__DATA SHOWN__
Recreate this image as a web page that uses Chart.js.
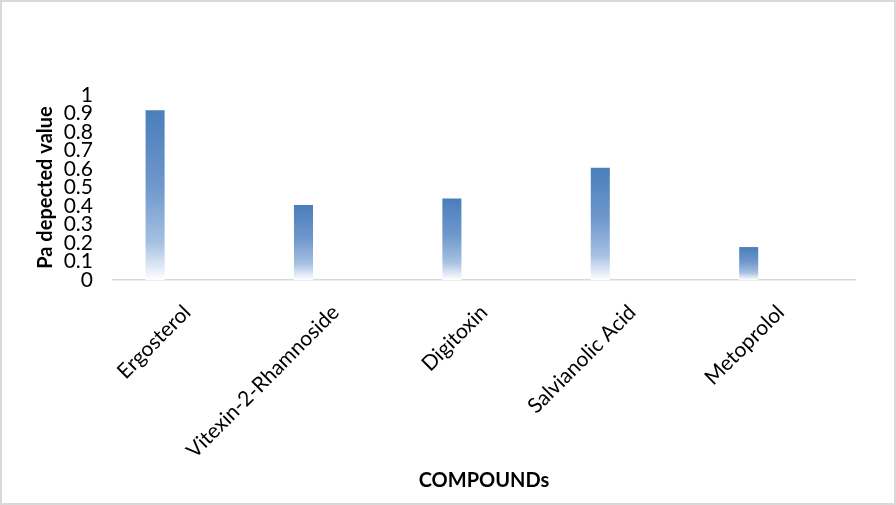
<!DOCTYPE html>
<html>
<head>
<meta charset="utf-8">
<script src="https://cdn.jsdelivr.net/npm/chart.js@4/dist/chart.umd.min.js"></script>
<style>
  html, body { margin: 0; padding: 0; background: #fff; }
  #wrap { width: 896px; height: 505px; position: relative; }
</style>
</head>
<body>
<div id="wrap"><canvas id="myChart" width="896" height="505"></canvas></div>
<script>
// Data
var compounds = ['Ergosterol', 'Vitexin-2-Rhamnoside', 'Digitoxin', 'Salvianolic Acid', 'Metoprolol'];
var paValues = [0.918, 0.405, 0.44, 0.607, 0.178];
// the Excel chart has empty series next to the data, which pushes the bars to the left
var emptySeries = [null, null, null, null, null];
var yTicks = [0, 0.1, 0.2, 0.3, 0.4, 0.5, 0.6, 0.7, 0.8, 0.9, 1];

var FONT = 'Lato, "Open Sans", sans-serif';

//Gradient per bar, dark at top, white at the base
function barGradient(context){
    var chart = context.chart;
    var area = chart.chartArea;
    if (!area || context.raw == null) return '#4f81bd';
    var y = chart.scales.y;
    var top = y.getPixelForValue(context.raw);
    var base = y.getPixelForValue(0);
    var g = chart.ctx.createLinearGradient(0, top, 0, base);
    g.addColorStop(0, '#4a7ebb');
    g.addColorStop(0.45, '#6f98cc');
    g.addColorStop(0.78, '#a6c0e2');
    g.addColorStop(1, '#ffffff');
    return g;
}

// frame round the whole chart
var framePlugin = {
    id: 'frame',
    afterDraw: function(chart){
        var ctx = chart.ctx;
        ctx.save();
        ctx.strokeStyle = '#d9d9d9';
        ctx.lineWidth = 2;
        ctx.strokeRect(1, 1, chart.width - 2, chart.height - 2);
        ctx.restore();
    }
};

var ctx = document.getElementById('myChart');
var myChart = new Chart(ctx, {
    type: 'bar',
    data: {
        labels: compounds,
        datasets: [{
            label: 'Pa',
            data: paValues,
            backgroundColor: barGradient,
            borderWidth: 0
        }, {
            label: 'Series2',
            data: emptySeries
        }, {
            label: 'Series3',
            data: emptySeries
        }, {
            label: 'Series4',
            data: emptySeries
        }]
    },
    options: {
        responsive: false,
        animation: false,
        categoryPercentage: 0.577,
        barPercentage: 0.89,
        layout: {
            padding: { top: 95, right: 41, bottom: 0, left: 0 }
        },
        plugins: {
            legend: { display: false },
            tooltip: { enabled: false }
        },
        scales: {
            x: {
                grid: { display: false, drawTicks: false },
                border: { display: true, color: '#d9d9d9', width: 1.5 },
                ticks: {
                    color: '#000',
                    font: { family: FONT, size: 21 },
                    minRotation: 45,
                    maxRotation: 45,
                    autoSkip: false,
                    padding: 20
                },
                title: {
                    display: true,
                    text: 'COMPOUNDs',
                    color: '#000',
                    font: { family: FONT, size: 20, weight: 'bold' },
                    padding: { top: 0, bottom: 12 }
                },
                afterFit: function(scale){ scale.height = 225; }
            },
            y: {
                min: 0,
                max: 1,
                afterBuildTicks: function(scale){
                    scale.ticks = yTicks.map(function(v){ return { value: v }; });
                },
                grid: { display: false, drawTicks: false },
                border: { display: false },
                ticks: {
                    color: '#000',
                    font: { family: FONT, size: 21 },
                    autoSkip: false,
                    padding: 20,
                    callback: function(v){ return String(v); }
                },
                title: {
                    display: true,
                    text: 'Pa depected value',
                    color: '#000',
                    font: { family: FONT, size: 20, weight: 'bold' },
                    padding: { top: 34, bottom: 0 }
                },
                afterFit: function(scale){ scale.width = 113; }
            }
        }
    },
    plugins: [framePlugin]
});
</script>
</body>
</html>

__WHAT IS EXPECTED__
Write out the listing above again, exactly, but with no pictures in the copy.

__TASK ANSWER__
Recreate this image as a web page that uses Chart.js.
<!DOCTYPE html>
<html>
<head>
<meta charset="utf-8">
<script src="https://cdn.jsdelivr.net/npm/chart.js@4/dist/chart.umd.min.js"></script>
<style>
  html, body { margin: 0; padding: 0; background: #fff; }
  #wrap { width: 896px; height: 505px; position: relative; }
</style>
</head>
<body>
<div id="wrap"><canvas id="myChart" width="896" height="505"></canvas></div>
<script>
// Data
var compounds = ['Ergosterol', 'Vitexin-2-Rhamnoside', 'Digitoxin', 'Salvianolic Acid', 'Metoprolol'];
var paValues = [0.918, 0.405, 0.44, 0.607, 0.178];
// the Excel chart has empty series next to the data, which pushes the bars to the left
var emptySeries = [null, null, null, null, null];
var yTicks = [0, 0.1, 0.2, 0.3, 0.4, 0.5, 0.6, 0.7, 0.8, 0.9, 1];

var FONT = 'Lato, "Open Sans", sans-serif';

//Gradient per bar, dark at top, white at the base
function barGradient(context){
    var chart = context.chart;
    var area = chart.chartArea;
    if (!area || context.raw == null) return '#4f81bd';
    var y = chart.scales.y;
    var top = y.getPixelForValue(context.raw);
    var base = y.getPixelForValue(0);
    var g = chart.ctx.createLinearGradient(0, top, 0, base);
    g.addColorStop(0, '#4a7ebb');
    g.addColorStop(0.45, '#6f98cc');
    g.addColorStop(0.78, '#a6c0e2');
    g.addColorStop(1, '#ffffff');
    return g;
}

// frame round the whole chart
var framePlugin = {
    id: 'frame',
    afterDraw: function(chart){
        var ctx = chart.ctx;
        ctx.save();
        ctx.strokeStyle = '#d9d9d9';
        ctx.lineWidth = 2;
        ctx.strokeRect(1, 1, chart.width - 2, chart.height - 2);
        ctx.restore();
    }
};

var ctx = document.getElementById('myChart');
var myChart = new Chart(ctx, {
    type: 'bar',
    data: {
        labels: compounds,
        datasets: [{
            label: 'Pa',
            data: paValues,
            backgroundColor: barGradient,
            borderWidth: 0
        }, {
            label: 'Series2',
            data: emptySeries
        }, {
            label: 'Series3',
            data: emptySeries
        }, {
            label: 'Series4',
            data: emptySeries
        }]
    },
    options: {
        responsive: false,
        animation: false,
        categoryPercentage: 0.577,
        barPercentage: 0.89,
        layout: {
            padding: { top: 95, right: 41, bottom: 0, left: 0 }
        },
        plugins: {
            legend: { display: false },
            tooltip: { enabled: false }
        },
        scales: {
            x: {
                grid: { display: false, drawTicks: false },
                border: { display: true, color: '#d9d9d9', width: 1.5 },
                ticks: {
                    color: '#000',
                    font: { family: FONT, size: 21 },
                    minRotation: 45,
                    maxRotation: 45,
                    autoSkip: false,
                    padding: 20
                },
                title: {
                    display: true,
                    text: 'COMPOUNDs',
                    color: '#000',
                    font: { family: FONT, size: 20, weight: 'bold' },
                    padding: { top: 0, bottom: 12 }
                },
                afterFit: function(scale){ scale.height = 225; }
            },
            y: {
                min: 0,
                max: 1,
                afterBuildTicks: function(scale){
                    scale.ticks = yTicks.map(function(v){ return { value: v }; });
                },
                grid: { display: false, drawTicks: false },
                border: { display: false },
                ticks: {
                    color: '#000',
                    font: { family: FONT, size: 21 },
                    autoSkip: false,
                    padding: 20,
                    callback: function(v){ return String(v); }
                },
                title: {
                    display: true,
                    text: 'Pa depected value',
                    color: '#000',
                    font: { family: FONT, size: 20, weight: 'bold' },
                    padding: { top: 34, bottom: 0 }
                },
                afterFit: function(scale){ scale.width = 113; }
            }
        }
    },
    plugins: [framePlugin]
});
</script>
</body>
</html>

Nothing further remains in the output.